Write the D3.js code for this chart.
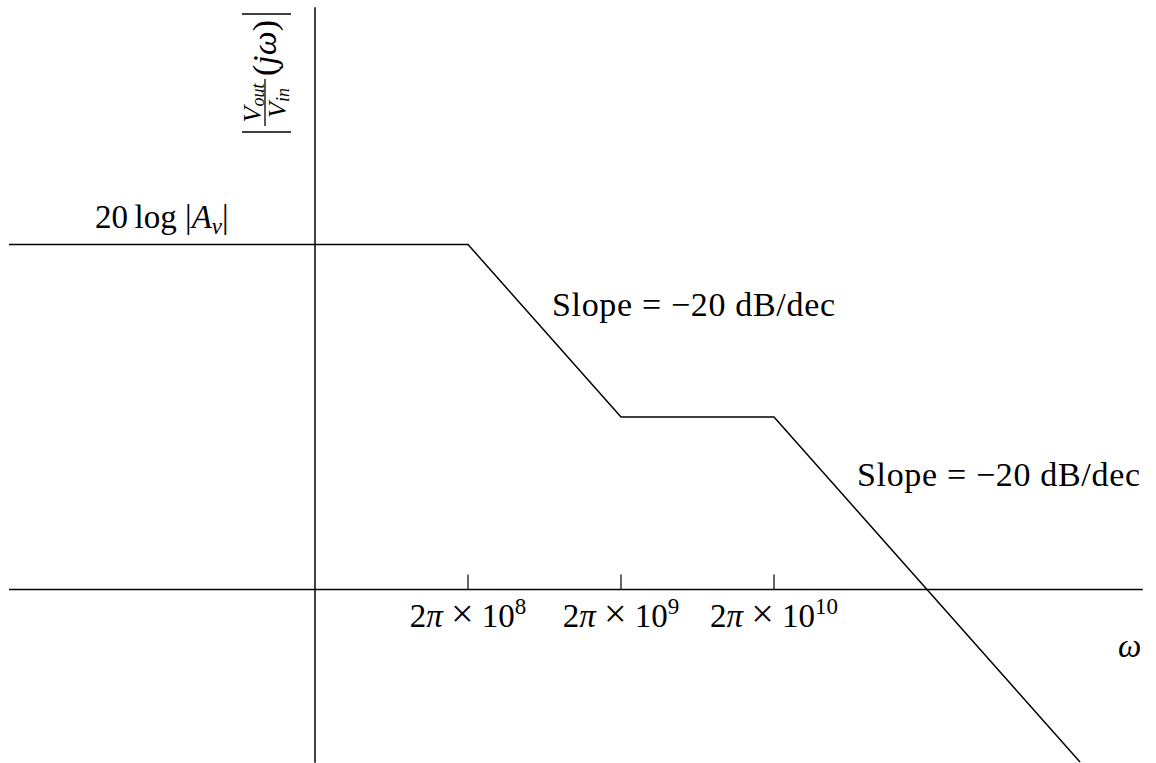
<!DOCTYPE html>
<html>
<head>
<meta charset="utf-8">
<script src="https://cdn.jsdelivr.net/npm/d3@7"></script>
<style>
  html, body { margin: 0; padding: 0; background: #fff; }
  svg { display: block; }
  text { font-family: "Liberation Serif", "DejaVu Serif", serif; fill: #000; }
</style>
</head>
<body>
<svg id="chart" width="1156" height="763"></svg>
<script>
const TWO_PI = 2 * Math.PI;

// Asymptotic magnitude response (angular frequency in rad/s, gain in dB)
const curveOmega = [TWO_PI * 1e5, TWO_PI * 1e8, TWO_PI * 1e9, TWO_PI * 1e10, TWO_PI * 1e12];
const curveDb = [40, 40, 20, 20, -20];

// Marked corner frequencies on the ω axis
const tickOmega = [TWO_PI * 1e8, TWO_PI * 1e9, TWO_PI * 1e10];
const tickExponents = ["8", "9", "10"];

// Axis extents
const omegaExtent = [TWO_PI * 1e5, TWO_PI * Math.pow(10, 12.41)];
const dbExtent = [-20.1, 67.5];
const yAxisOmega = TWO_PI * 1e7;

// Annotation texts
const gainLabel = ["20", "log", "A", "v"];
const slopeLabels = ["Slope = \u221220 dB/dec", "Slope = \u221220 dB/dec"];

const svg = d3.select("#chart");

const x = d3.scaleLog()
  .domain([TWO_PI * 1e8, TWO_PI * 1e10])
  .range([468, 774]);

const y = d3.scaleLinear()
  .domain([0, 40])
  .range([589.5, 244.5]);

const stroke = { color: "#000", width: 1.5 };

// Horizontal (ω) axis
svg.append("line")
  .attr("x1", x(omegaExtent[0])).attr("x2", x(omegaExtent[1]))
  .attr("y1", y(0)).attr("y2", y(0))
  .attr("stroke", stroke.color).attr("stroke-width", stroke.width);

// Vertical (magnitude) axis
svg.append("line")
  .attr("x1", x(yAxisOmega)).attr("x2", x(yAxisOmega))
  .attr("y1", y(dbExtent[1])).attr("y2", y(dbExtent[0]))
  .attr("stroke", stroke.color).attr("stroke-width", stroke.width);

// Ticks at the corner frequencies
svg.selectAll("line.tick")
  .data(tickOmega)
  .join("line")
  .attr("class", "tick")
  .attr("x1", d => x(d)).attr("x2", d => x(d))
  .attr("y1", y(0) - 15).attr("y2", y(0))
  .attr("stroke", stroke.color).attr("stroke-width", 1.2);

// Tick labels: 2π × 10^n
const tickLabels = svg.selectAll("text.ticklabel")
  .data(tickOmega.map((w, i) => ({ w, e: tickExponents[i] })))
  .join("text")
  .attr("class", "ticklabel")
  .attr("x", d => x(d.w))
  .attr("y", 627)
  .attr("text-anchor", "middle")
  .attr("font-size", 33);
tickLabels.each(function (d) {
  const t = d3.select(this);
  t.append("tspan").text("2");
  t.append("tspan").attr("font-style", "italic").text("\u03C0 ");
  t.append("tspan").attr("font-size", 40).text("\u00D7");
  t.append("tspan").text(" 10");
  t.append("tspan").attr("font-size", 23).attr("dy", -13).text(d.e);
});

// Bode magnitude asymptotes
const pts = curveOmega.map((w, i) => [w, curveDb[i]]);
svg.append("path")
  .datum(pts)
  .attr("d", d3.line().x(d => x(d[0])).y(d => y(d[1])))
  .attr("fill", "none")
  .attr("stroke", stroke.color)
  .attr("stroke-width", stroke.width)
  .attr("stroke-linejoin", "miter");

// Low-frequency gain label: 20 log |A_v|
const g = svg.append("text").attr("x", 95).attr("y", 228).attr("font-size", 33);
g.append("tspan").text(gainLabel[0] + "\u2009" + gainLabel[1] + " |");
g.append("tspan").attr("font-style", "italic").text(gainLabel[2]);
g.append("tspan").attr("font-style", "italic").attr("font-size", 23).attr("dy", 6).text(gainLabel[3]);
g.append("tspan").attr("dy", -6).text("|");

// Slope annotations
const slopePos = [[552, 316], [857, 486]];
svg.selectAll("text.slope")
  .data(slopeLabels)
  .join("text")
  .attr("class", "slope")
  .attr("x", (d, i) => slopePos[i][0])
  .attr("y", (d, i) => slopePos[i][1])
  .attr("font-size", 34)
  .attr("textLength", 283)
  .attr("lengthAdjust", "spacing")
  .text(d => d);

// ω axis label
svg.append("text")
  .attr("x", 1118).attr("y", 657)
  .attr("font-size", 33)
  .attr("font-style", "italic")
  .text("\u03C9");

// Rotated magnitude label: |V_out / V_in (jω)|
const yl = svg.append("g").attr("transform", "translate(265,133) rotate(-90)");
// delimiters
[1, 119].forEach(px => {
  yl.append("line")
    .attr("x1", px).attr("x2", px)
    .attr("y1", -23).attr("y2", 26)
    .attr("stroke", "#000").attr("stroke-width", 1.3);
});
// fraction bar
yl.append("line")
  .attr("x1", 7).attr("x2", 54)
  .attr("y1", 0).attr("y2", 0)
  .attr("stroke", "#000").attr("stroke-width", 1.3);
const num = yl.append("text").attr("x", 30).attr("y", -4).attr("text-anchor", "middle").attr("font-size", 26);
num.append("tspan").attr("font-style", "italic").text("V");
num.append("tspan").attr("font-style", "italic").attr("font-size", 18).attr("dy", 3).text("out");
const den = yl.append("text").attr("x", 30).attr("y", 21).attr("text-anchor", "middle").attr("font-size", 26);
den.append("tspan").attr("font-style", "italic").text("V");
den.append("tspan").attr("font-style", "italic").attr("font-size", 18).attr("dy", 3).text("in");
const jw = yl.append("text").attr("x", 57).attr("y", 11).attr("font-size", 34);
jw.append("tspan").text("(");
jw.append("tspan").attr("font-style", "italic").text("j\u03C9");
jw.append("tspan").text(")");
</script>
</body>
</html>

SET EXERCISE: Identify every line above with the string "chart" in it. Copy those lines.

RESPONSE BELOW:
Write the D3.js code for this chart.
<svg id="chart" width="1156" height="763"></svg>
const svg = d3.select("#chart");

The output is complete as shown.